If Trump’s presidency mirrors its dangerous prelude, one of the fundamental challenges will be to respond to him, his abettors and his agenda in the most tactically prudent way and not just the most emotionally satisfying one. To rant less and organize more. To resist taunts and stick with facts. To answer invective with intelligence.
And to show, in the process, that there are two very different sets of values here, manifest in two very distinct modes of discourse. If that doesn’t happen, Trump may be victorious in more than setting newly coarse terms for our political debate. He may indeed win on many fronts, over many years.

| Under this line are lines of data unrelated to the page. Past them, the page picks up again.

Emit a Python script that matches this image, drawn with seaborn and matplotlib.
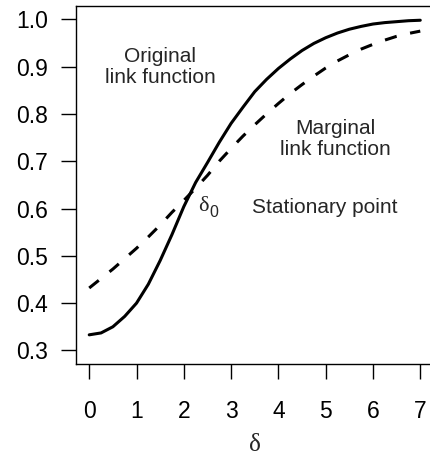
import matplotlib
matplotlib.use("Agg")
import matplotlib.pyplot as plt
import seaborn as sns
import pandas as pd

# delta grid and the two link curves
delta = [0.0, 0.25, 0.5, 0.75, 1.0, 1.25, 1.5, 1.75, 2.0, 2.25, 2.5, 2.75,
         3.0, 3.25, 3.5, 3.75, 4.0, 4.25, 4.5, 4.75, 5.0, 5.25, 5.5, 5.75,
         6.0, 6.25, 6.5, 6.75, 7.0]
original_link = [0.333, 0.337, 0.350, 0.372, 0.400, 0.440, 0.490, 0.545,
                 0.604, 0.655, 0.697, 0.740, 0.780, 0.814, 0.847, 0.873,
                 0.896, 0.916, 0.934, 0.949, 0.961, 0.971, 0.979, 0.985,
                 0.990, 0.993, 0.995, 0.997, 0.998]
marginal_link = [0.432, 0.452, 0.472, 0.494, 0.516, 0.540, 0.565, 0.592,
                 0.617, 0.643, 0.670, 0.700, 0.727, 0.753, 0.777, 0.800,
                 0.822, 0.843, 0.862, 0.880, 0.897, 0.912, 0.925, 0.937,
                 0.947, 0.956, 0.964, 0.970, 0.975]

x_ticks = [0, 1, 2, 3, 4, 5, 6, 7]
y_ticks = [0.3, 0.4, 0.5, 0.6, 0.7, 0.8, 0.9, 1.0]

sns.set_style("white")
plt.rcParams["font.family"] = ["Liberation Sans", "DejaVu Sans"]

df = pd.DataFrame({"delta": delta, "original": original_link,
                   "marginal": marginal_link})

fig = plt.figure(figsize=(4.31, 4.55), dpi=100)
ax = fig.add_axes([0.1763, 0.2007, 0.8295, 0.786])

sns.lineplot(data=df, x="delta", y="original", ax=ax, color="black",
             linewidth=2.2)
sns.lineplot(data=df, x="delta", y="marginal", ax=ax, color="black",
             linewidth=2.2, linestyle=(0, (4, 4.5)))

ax.set_xlim(-0.28, 7.28)
ax.set_ylim(0.272, 1.028)
ax.set_xticks(x_ticks)
ax.set_yticks(y_ticks)
ax.set_xticklabels([str(t) for t in x_ticks])
ax.set_yticklabels([f"{t:.1f}" for t in y_ticks])
ax.tick_params(axis="both", direction="out", length=11, width=1.0,
               color="black", labelsize=16.5, labelcolor="black",
               bottom=True, left=True)
ax.tick_params(axis="x", pad=15)
ax.tick_params(axis="y", pad=9)
for side in ["left", "top", "bottom"]:
    ax.spines[side].set_visible(True)
    ax.spines[side].set_color("black")
    ax.spines[side].set_linewidth(1.0)
ax.spines["right"].set_visible(False)

ax.set_xlabel("")
ax.set_ylabel("")
fig.text(0.5 * (0.1763 + 1.0058), 0.021, "δ", ha="center", va="center",
         fontsize=18, family=["Liberation Serif", "DejaVu Serif"])

ax.text(1.50, 0.899, "Original\nlink function", ha="center", va="center",
        fontsize=15, linespacing=1.15)
ax.text(5.20, 0.747, "Marginal\nlink function", ha="center", va="center",
        fontsize=15, linespacing=1.15)
ax.text(4.99, 0.602, "Stationary point", ha="center", va="center",
        fontsize=15)

# δ0 marks the crossing of the two curves
ax.text(2.41, 0.604, "δ", ha="center", va="center", fontsize=16,
        family=["Liberation Serif", "DejaVu Serif"])
ax.annotate("0", xy=(2.41, 0.604), xytext=(7.5, -4),
            textcoords="offset points", ha="center", va="center",
            fontsize=11.5)

fig.savefig("out.png", dpi=100)
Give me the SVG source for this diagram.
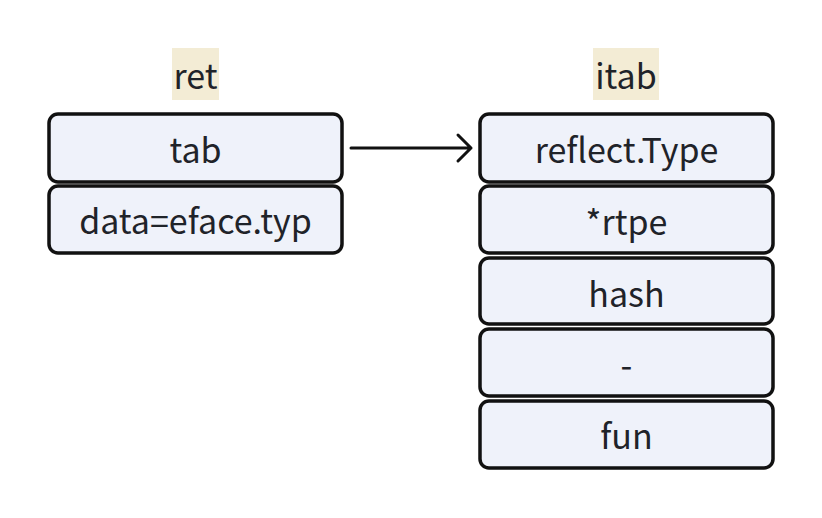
<svg xmlns="http://www.w3.org/2000/svg" width="822" height="518" viewBox="0 0 822 518">
<style>
.box{fill:#eff2fa;stroke:#111;stroke-width:3.5}
.hl{fill:#f3ecd5}
text{font-family:"Noto Sans CJK SC","Noto Sans",sans-serif;font-size:34px;fill:#1f2329;text-anchor:middle}
.conn{stroke:#111;stroke-width:3;fill:none;stroke-linecap:round;stroke-linejoin:round}
</style>
<rect width="822" height="518" fill="#fff"/>
<g id="label-ret"><rect class="hl" x="172" y="48" width="47" height="52"/><text x="195.5" y="89">ret</text></g>
<g id="label-itab"><rect class="hl" x="593" y="48" width="66" height="52"/><text x="626" y="89">itab</text></g>
<g id="ret-tab"><rect class="box" x="49" y="114" width="293" height="68" rx="9"/><text x="195.5" y="163">tab</text></g>
<g id="ret-data"><rect class="box" x="49" y="186" width="293" height="67" rx="9"/><text x="195.5" y="234">data=eface.typ</text></g>
<g id="itab-type"><rect class="box" x="480" y="114" width="293" height="68" rx="9"/><text x="626.5" y="163">reflect.Type</text></g>
<g id="itab-rtpe"><rect class="box" x="480" y="186" width="293" height="67" rx="9"/><text x="626.5" y="235">*rtpe</text></g>
<g id="itab-hash"><rect class="box" x="480" y="258" width="293" height="66" rx="9"/><text x="626.5" y="307">hash</text></g>
<g id="itab-dash"><rect class="box" x="480" y="329" width="293" height="67" rx="9"/><text x="626.5" y="378">-</text></g>
<g id="itab-fun"><rect class="box" x="480" y="401" width="293" height="67" rx="9"/><text x="626.5" y="449">fun</text></g>
<g id="connectors"><path class="conn" d="M351 148 H471 M458 135 L471 148 L458 161"/></g>
</svg>
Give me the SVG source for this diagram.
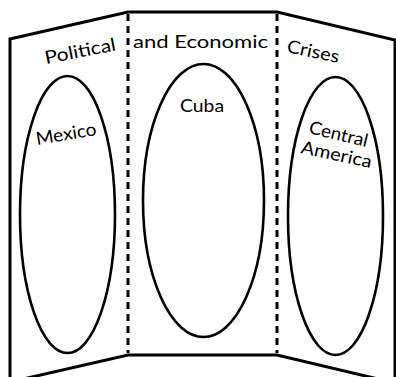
<svg xmlns="http://www.w3.org/2000/svg" width="396" height="377" viewBox="0 0 396 377">
<style>
.edge{fill:none;stroke:#000;stroke-width:3;stroke-linejoin:miter}
.fold{fill:none;stroke:#000;stroke-width:3;stroke-dasharray:7 5}
.oval{fill:none;stroke:#000;stroke-width:2.6}
text{font-family:"Lato","Open Sans",sans-serif;font-size:18px;fill:#000}
</style>
<rect width="396" height="377" fill="#fff"/>
<g id="board">
<path class="edge" d="M10,377 L10,39 L128,12 L277,12 L395,40 L395,377"/>
<path class="edge" d="M10,382 L128,355 L277,355 L395,383"/>
</g>
<g id="connectors">
<line class="fold" x1="128" y1="14" x2="128" y2="353"/>
<line class="fold" x1="277" y1="14" x2="277" y2="353"/>
</g>
<g id="title">
<text transform="translate(46,64) rotate(-11)" textLength="72" lengthAdjust="spacingAndGlyphs">Political</text>
<text x="133" y="48" textLength="135" lengthAdjust="spacingAndGlyphs">and Economic</text>
<text transform="translate(286,52) rotate(12)" textLength="53" lengthAdjust="spacingAndGlyphs">Crises</text>
</g>
<g id="mexico">
<ellipse class="oval" cx="67.5" cy="214.5" rx="47.5" ry="138.5"/>
<text transform="translate(37,145) rotate(-9.5)" textLength="61" lengthAdjust="spacingAndGlyphs">Mexico</text>
</g>
<g id="cuba">
<ellipse class="oval" cx="203.5" cy="200.5" rx="60.5" ry="136.5"/>
<text x="180" y="112" textLength="44" lengthAdjust="spacingAndGlyphs">Cuba</text>
</g>
<g id="central-america">
<ellipse class="oval" cx="335.5" cy="216" rx="47.5" ry="139"/>
<text transform="translate(308,133) rotate(13.5)" textLength="60" lengthAdjust="spacingAndGlyphs">Central</text>
<text transform="translate(300,153) rotate(12)" textLength="72" lengthAdjust="spacingAndGlyphs">America</text>
</g>
</svg>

I’m not the only woman who is sick unto death of being told how to behave by the likes of David Brooks and Frank Bruni. Here’s a comment on this POS by “Lorie” from Portland, OR:
“And there you have it, ladies. First David Brooks and now Mr. Bruni schooling women on how to respond to the election to the highest office in the country of a man who has admitted to sexually assaulting women, and we are expected to immediately take the high road. Do you know how well acting “ladylike” has worked for us? All you need to do is look at the picture of seven white men reinstating the gag order. The gloves need to come off. Please stop telling us how we need to express our anger in a gentle way so as not to be displeasing to the delicate sensibilities of men (and some women) who find profanity too much for their adult minds to bear. And enough with this “stop picking on Barron” nonsense. It was one tweet, and a few other comments – nothing compared to the barrage of horrible, profane comments “conservatives” unleashed on the Obama girls when one celebrated her 15th birthday and the other announced her intention to attend Harvard. There is no comparison. Again, we are being asked to accept a false equivalence in the name of “civility”. Can we women at least have a few months to express our anger how we want before the men swoop in to tell us how wrong we are doing it? Or is that just too much to ask?”
I’m sure it is, Lorie. And maybe I’d be more willing to keep my mouth shut if there were substantial numbers of men protesting as well. But, of course, Trump and his minions aren’t about to get all up in their vaginas, are they?